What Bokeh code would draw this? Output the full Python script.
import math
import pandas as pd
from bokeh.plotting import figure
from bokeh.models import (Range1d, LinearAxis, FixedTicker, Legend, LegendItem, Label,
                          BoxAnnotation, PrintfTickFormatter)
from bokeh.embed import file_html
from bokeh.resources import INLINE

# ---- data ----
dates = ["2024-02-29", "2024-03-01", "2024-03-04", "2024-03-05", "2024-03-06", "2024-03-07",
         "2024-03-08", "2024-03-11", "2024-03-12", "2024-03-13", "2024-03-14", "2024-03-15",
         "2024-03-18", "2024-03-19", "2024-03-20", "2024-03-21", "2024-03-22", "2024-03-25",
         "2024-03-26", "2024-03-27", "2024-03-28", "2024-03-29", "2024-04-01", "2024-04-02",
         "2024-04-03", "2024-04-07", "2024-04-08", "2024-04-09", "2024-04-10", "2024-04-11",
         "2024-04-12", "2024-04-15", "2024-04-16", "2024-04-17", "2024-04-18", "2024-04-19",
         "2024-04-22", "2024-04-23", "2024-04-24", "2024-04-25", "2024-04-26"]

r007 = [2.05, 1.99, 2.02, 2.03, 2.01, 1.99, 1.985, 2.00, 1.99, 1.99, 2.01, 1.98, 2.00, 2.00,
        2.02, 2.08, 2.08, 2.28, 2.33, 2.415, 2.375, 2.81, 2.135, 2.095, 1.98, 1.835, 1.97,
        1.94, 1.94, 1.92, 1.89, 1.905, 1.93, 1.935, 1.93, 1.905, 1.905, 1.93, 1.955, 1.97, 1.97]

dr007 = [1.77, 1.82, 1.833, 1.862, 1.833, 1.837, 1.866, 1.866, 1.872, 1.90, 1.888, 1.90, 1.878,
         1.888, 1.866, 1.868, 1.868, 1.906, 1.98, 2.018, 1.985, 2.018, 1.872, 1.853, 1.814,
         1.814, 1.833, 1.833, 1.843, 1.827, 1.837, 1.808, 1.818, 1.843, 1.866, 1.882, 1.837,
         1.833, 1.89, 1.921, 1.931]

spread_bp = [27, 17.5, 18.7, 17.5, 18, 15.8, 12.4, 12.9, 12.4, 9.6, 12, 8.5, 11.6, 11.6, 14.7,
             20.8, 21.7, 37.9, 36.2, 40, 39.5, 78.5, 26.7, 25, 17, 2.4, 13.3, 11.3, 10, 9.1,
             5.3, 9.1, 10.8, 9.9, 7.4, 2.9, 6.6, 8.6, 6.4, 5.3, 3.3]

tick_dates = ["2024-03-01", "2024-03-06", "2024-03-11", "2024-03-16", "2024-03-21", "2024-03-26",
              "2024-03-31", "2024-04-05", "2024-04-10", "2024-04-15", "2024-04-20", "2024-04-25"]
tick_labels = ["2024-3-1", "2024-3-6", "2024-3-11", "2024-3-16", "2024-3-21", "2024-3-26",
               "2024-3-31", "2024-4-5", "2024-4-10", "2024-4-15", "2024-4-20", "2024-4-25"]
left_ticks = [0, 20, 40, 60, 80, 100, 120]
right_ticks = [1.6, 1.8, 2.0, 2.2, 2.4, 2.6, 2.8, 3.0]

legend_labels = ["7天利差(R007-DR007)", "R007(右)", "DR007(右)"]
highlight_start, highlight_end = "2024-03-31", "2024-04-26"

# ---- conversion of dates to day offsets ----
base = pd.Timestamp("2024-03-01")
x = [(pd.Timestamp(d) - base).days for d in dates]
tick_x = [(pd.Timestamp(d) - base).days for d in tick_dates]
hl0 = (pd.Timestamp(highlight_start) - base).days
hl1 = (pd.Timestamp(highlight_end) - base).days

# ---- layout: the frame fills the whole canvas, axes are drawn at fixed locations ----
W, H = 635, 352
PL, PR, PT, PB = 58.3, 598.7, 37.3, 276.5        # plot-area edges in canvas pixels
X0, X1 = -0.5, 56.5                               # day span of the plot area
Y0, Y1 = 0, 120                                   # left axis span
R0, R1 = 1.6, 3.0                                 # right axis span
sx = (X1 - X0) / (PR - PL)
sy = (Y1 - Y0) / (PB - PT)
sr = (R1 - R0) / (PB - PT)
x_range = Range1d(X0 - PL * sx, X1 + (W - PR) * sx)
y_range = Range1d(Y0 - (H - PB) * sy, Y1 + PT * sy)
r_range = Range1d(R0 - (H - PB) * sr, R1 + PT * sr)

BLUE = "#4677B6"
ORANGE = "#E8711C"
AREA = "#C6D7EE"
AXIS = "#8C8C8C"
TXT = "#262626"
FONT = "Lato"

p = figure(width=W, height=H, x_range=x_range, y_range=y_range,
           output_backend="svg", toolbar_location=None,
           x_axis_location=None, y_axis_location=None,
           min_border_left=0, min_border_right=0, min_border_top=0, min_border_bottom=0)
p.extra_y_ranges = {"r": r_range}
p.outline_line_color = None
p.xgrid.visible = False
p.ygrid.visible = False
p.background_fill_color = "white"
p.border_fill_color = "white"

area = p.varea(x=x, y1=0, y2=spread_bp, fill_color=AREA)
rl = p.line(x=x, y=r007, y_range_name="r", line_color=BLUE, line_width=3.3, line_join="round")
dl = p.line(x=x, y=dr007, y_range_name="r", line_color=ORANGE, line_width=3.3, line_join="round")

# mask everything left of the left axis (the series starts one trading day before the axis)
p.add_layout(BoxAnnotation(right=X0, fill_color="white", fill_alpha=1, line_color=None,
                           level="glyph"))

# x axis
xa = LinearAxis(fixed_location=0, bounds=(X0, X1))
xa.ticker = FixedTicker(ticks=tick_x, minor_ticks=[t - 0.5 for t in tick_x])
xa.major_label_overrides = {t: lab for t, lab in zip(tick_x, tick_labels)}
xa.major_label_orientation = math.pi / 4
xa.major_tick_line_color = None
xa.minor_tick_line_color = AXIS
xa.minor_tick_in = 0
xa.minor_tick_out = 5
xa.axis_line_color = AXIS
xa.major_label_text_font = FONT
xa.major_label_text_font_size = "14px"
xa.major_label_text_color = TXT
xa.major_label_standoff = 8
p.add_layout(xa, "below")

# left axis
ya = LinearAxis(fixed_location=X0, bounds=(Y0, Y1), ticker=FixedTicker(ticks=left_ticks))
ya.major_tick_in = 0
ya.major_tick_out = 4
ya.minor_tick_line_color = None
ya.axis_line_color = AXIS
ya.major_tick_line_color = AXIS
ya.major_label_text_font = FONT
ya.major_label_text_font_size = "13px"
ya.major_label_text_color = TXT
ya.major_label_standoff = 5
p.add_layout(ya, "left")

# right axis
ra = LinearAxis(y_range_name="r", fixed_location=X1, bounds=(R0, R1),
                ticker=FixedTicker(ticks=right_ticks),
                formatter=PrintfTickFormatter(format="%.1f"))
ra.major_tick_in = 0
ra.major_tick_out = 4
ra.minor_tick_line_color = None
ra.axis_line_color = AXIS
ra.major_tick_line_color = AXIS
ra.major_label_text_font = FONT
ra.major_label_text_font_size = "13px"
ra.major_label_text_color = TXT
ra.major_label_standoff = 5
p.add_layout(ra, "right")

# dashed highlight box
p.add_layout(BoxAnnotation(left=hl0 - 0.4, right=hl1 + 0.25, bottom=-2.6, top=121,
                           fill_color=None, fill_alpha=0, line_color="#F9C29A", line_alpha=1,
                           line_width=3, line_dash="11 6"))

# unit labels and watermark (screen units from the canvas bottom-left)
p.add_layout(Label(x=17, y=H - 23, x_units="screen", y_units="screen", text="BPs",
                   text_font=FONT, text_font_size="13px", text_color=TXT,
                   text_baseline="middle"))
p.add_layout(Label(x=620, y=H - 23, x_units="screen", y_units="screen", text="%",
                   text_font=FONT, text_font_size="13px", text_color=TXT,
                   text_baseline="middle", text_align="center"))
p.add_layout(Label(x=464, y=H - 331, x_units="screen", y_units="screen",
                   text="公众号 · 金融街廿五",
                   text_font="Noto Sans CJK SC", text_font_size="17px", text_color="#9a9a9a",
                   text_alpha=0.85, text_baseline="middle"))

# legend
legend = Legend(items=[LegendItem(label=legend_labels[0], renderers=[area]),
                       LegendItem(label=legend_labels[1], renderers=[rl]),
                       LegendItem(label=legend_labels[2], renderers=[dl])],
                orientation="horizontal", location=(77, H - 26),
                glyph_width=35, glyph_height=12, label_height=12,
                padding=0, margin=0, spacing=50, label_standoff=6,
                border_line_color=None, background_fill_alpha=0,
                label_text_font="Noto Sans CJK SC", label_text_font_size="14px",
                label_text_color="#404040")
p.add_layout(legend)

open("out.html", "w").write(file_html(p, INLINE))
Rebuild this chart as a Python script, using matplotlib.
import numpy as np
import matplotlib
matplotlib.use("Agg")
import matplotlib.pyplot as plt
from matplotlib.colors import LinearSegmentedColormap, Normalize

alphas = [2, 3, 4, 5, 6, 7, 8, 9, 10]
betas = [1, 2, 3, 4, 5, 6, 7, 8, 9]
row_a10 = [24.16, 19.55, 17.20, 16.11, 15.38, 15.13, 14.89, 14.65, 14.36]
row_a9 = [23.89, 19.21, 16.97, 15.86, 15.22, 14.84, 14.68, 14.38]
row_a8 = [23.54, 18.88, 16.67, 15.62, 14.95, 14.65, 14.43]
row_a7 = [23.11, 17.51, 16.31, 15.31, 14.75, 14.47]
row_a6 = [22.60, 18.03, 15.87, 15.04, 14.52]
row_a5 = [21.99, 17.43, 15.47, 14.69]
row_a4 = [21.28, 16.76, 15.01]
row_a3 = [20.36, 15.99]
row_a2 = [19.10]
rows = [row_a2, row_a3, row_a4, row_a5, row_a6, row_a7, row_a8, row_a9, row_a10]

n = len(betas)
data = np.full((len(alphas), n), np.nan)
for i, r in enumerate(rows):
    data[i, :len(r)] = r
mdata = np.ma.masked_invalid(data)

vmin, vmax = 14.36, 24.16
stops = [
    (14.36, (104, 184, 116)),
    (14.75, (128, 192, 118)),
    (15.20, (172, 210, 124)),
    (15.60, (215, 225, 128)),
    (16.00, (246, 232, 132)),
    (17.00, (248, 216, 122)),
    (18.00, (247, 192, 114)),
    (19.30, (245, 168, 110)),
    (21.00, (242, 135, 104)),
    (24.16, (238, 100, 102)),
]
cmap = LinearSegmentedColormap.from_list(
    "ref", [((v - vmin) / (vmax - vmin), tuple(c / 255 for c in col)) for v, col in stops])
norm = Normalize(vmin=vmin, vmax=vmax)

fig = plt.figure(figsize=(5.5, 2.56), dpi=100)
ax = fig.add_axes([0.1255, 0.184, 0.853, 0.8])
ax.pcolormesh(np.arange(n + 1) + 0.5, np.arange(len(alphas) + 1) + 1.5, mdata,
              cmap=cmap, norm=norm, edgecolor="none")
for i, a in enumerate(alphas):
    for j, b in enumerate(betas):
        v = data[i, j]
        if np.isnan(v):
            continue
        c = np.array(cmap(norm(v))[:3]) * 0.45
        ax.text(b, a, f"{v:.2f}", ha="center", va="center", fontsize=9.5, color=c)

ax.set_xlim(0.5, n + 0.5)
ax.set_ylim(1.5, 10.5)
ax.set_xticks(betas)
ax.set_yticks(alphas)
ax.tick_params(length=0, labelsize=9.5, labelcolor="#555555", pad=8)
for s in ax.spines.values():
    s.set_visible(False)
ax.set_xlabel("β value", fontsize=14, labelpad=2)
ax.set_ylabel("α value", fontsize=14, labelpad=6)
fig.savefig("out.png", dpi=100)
☆ ☆ ☆ ☆
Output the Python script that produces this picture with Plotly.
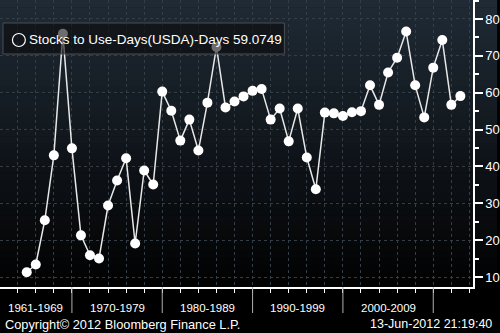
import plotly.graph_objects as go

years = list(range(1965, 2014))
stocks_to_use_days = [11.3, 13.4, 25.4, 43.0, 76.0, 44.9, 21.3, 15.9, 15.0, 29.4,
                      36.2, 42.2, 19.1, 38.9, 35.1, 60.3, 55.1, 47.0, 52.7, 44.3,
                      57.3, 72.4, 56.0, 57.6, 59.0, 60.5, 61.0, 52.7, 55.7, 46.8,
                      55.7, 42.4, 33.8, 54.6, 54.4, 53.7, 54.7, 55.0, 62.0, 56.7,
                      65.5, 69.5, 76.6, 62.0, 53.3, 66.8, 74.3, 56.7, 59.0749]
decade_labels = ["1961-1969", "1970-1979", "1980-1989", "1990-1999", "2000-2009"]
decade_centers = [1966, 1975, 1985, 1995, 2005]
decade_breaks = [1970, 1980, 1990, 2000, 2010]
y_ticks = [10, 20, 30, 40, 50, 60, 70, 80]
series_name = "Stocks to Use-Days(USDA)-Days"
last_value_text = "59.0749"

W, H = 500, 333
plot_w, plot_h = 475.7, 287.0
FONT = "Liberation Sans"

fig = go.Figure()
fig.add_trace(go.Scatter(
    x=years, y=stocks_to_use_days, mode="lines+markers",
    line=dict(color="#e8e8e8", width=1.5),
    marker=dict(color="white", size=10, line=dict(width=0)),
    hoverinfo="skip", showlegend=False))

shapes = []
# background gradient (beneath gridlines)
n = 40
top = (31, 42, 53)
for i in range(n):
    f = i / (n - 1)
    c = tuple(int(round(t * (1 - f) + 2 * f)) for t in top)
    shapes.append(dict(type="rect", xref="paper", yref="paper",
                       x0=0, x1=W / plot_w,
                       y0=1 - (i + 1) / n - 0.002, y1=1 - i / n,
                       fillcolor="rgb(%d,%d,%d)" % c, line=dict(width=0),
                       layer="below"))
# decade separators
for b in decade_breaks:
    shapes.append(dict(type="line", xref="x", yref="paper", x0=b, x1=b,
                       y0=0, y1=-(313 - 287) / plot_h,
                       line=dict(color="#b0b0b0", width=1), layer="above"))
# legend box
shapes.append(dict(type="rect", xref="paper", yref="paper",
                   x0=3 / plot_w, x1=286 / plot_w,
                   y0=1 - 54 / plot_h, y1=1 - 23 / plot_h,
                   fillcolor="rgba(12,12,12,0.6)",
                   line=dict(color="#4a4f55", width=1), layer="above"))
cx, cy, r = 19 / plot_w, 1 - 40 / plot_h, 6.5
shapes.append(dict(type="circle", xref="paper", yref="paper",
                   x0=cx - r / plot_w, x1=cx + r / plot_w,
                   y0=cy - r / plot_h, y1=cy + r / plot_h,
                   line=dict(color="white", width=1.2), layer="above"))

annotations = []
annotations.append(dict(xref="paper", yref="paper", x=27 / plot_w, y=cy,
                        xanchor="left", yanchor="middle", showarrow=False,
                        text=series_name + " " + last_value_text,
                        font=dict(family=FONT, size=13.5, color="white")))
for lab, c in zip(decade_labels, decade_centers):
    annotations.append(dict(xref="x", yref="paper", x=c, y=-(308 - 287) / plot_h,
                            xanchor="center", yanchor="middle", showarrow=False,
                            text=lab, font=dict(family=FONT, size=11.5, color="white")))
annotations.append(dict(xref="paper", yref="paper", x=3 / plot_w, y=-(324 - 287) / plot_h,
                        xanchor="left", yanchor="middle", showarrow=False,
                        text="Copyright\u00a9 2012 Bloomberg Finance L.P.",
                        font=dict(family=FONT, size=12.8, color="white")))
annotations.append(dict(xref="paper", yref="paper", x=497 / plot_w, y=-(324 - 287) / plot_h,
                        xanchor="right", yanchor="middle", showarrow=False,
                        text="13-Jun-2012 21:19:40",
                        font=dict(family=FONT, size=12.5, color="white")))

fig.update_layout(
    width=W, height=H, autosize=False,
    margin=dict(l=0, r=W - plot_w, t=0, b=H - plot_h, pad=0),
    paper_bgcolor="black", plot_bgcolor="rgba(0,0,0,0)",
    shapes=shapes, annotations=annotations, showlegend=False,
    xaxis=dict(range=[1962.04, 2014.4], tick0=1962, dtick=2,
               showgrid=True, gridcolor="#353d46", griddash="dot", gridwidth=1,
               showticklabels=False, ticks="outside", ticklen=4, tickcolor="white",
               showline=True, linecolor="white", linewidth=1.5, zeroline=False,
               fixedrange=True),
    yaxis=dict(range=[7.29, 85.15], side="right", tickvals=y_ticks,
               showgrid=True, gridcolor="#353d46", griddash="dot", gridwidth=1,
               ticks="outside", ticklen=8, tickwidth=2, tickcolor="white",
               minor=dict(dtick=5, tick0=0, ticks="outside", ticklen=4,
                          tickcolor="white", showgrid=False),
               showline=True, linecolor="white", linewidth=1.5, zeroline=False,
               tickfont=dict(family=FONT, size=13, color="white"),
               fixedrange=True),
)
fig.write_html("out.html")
☆ ☆ ☆ ☆
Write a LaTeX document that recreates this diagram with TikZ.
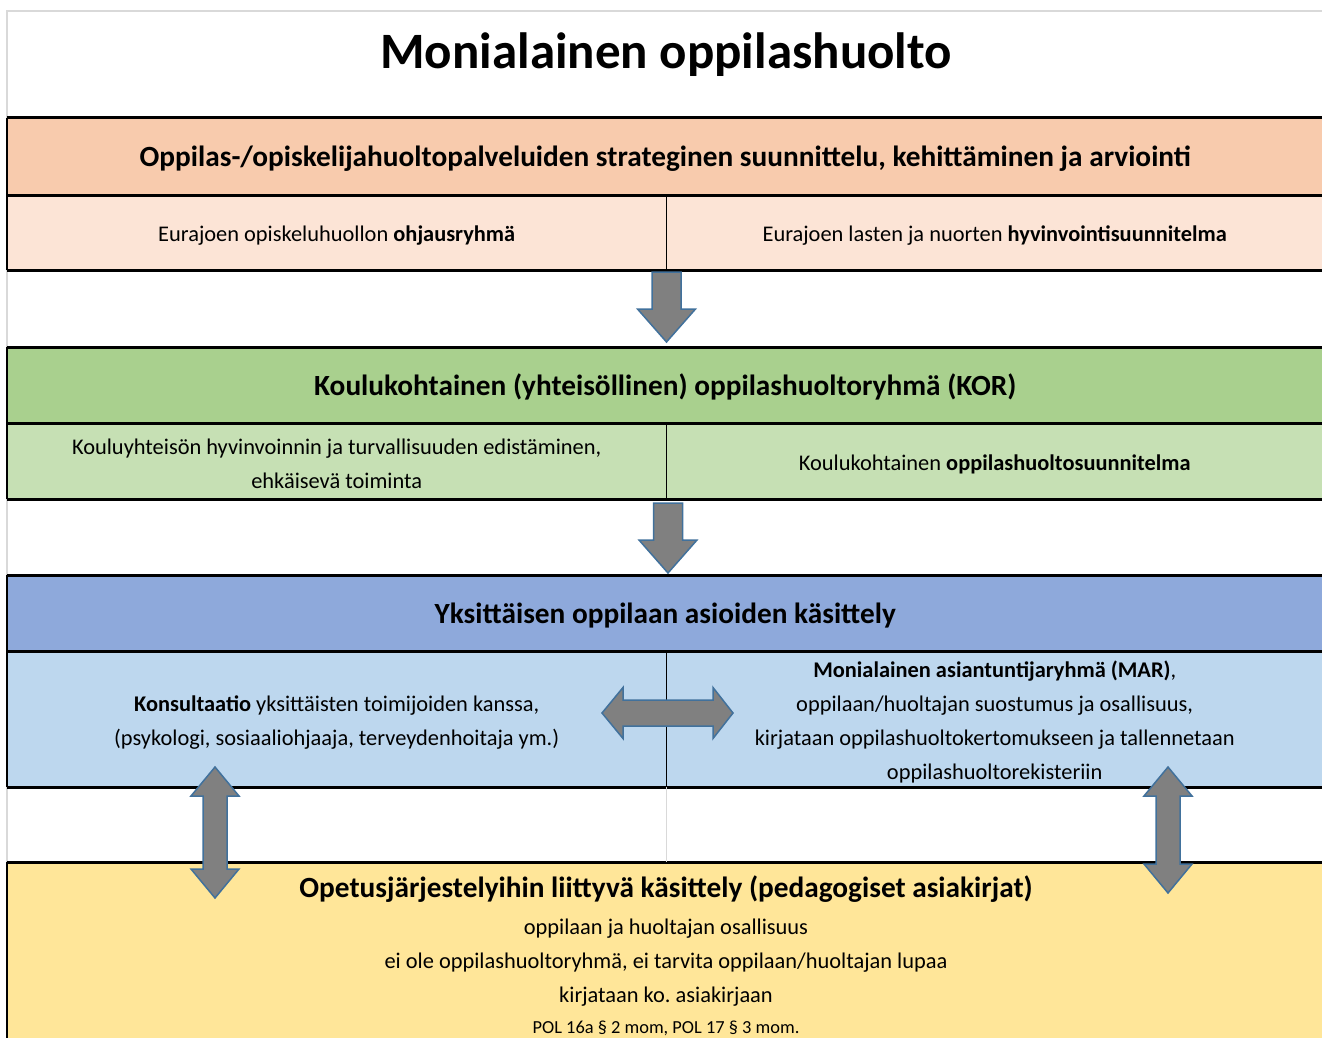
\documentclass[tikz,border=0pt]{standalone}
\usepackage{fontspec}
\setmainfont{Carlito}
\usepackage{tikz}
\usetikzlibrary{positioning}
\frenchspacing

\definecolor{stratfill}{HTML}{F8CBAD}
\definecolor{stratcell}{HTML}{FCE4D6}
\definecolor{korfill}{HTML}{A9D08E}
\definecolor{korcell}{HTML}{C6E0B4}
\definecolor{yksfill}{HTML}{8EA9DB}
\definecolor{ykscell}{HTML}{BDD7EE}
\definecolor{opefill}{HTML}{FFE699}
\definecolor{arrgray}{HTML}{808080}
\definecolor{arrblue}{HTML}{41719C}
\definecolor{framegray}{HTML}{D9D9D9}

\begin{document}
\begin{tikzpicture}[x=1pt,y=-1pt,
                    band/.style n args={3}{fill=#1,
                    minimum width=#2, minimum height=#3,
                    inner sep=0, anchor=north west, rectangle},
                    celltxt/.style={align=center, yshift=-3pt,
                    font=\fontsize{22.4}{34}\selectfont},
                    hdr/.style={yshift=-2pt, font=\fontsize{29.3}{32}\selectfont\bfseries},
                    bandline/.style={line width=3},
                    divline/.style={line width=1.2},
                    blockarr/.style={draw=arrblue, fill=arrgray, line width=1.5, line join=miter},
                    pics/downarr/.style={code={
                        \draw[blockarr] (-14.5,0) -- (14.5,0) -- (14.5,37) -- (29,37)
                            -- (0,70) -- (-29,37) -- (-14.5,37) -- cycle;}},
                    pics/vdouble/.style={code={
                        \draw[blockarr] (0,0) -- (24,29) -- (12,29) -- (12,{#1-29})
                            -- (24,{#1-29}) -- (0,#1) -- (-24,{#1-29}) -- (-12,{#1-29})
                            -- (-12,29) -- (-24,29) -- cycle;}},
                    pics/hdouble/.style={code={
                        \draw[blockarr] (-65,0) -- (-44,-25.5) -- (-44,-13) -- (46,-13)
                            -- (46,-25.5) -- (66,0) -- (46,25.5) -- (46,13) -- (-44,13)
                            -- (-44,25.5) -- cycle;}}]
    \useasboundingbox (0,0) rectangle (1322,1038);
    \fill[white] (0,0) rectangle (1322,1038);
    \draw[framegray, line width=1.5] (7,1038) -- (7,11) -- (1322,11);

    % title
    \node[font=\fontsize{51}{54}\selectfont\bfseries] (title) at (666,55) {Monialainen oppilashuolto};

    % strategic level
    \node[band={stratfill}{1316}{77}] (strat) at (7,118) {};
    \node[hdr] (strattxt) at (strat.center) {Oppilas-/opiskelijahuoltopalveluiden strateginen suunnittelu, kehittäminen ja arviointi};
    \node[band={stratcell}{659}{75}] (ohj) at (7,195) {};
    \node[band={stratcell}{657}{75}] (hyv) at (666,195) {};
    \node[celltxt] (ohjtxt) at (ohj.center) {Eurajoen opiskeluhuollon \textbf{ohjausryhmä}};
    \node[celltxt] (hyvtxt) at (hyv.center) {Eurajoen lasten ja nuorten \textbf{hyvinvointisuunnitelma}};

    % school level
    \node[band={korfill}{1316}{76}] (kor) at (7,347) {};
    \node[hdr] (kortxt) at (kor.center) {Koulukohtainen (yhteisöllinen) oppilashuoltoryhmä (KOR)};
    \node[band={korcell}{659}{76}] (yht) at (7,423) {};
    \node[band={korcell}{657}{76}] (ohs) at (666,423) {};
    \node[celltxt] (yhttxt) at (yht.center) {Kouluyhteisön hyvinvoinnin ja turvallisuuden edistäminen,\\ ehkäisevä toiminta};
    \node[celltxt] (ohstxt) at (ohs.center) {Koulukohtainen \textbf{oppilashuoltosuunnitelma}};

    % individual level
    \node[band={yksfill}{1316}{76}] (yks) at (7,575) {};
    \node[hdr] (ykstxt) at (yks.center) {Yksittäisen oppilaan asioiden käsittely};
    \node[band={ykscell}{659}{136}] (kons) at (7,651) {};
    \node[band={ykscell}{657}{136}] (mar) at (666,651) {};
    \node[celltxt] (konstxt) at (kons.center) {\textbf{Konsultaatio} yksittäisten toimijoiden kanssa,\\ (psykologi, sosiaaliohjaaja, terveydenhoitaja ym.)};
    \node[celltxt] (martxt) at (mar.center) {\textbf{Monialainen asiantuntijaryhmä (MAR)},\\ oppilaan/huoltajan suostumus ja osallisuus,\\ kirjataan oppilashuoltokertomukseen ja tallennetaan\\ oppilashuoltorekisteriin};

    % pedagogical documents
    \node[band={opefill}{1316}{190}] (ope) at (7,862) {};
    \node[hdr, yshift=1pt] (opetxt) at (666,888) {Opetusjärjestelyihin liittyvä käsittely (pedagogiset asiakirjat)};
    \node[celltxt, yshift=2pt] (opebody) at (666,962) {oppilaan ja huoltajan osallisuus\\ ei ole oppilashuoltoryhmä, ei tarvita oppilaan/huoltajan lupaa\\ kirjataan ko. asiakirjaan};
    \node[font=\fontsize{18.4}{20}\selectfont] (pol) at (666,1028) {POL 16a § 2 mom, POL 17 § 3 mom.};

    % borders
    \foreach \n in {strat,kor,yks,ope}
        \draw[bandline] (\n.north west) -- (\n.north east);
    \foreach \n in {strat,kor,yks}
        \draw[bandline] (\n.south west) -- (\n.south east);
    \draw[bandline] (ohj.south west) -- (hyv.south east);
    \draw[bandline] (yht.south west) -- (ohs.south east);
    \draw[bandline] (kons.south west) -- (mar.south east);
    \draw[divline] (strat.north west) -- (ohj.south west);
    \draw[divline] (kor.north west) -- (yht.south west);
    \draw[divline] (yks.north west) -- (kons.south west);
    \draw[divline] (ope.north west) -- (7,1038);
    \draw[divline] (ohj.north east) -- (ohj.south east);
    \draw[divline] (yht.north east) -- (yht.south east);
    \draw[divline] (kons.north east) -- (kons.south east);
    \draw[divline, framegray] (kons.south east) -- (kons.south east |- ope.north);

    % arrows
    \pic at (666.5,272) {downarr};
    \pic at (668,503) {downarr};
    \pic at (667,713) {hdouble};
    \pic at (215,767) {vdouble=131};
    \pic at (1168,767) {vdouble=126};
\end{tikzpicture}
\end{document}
☆ ☆ ☆ ☆
Stated goal:
Only the lines from "Output the Python" through "import plotly.graph_objects as go" should appear in your output, copied exactly with both end lines, and with no pictures.

Written answer:
Output the Python script that produces this picture with Plotly.
import plotly.graph_objects as go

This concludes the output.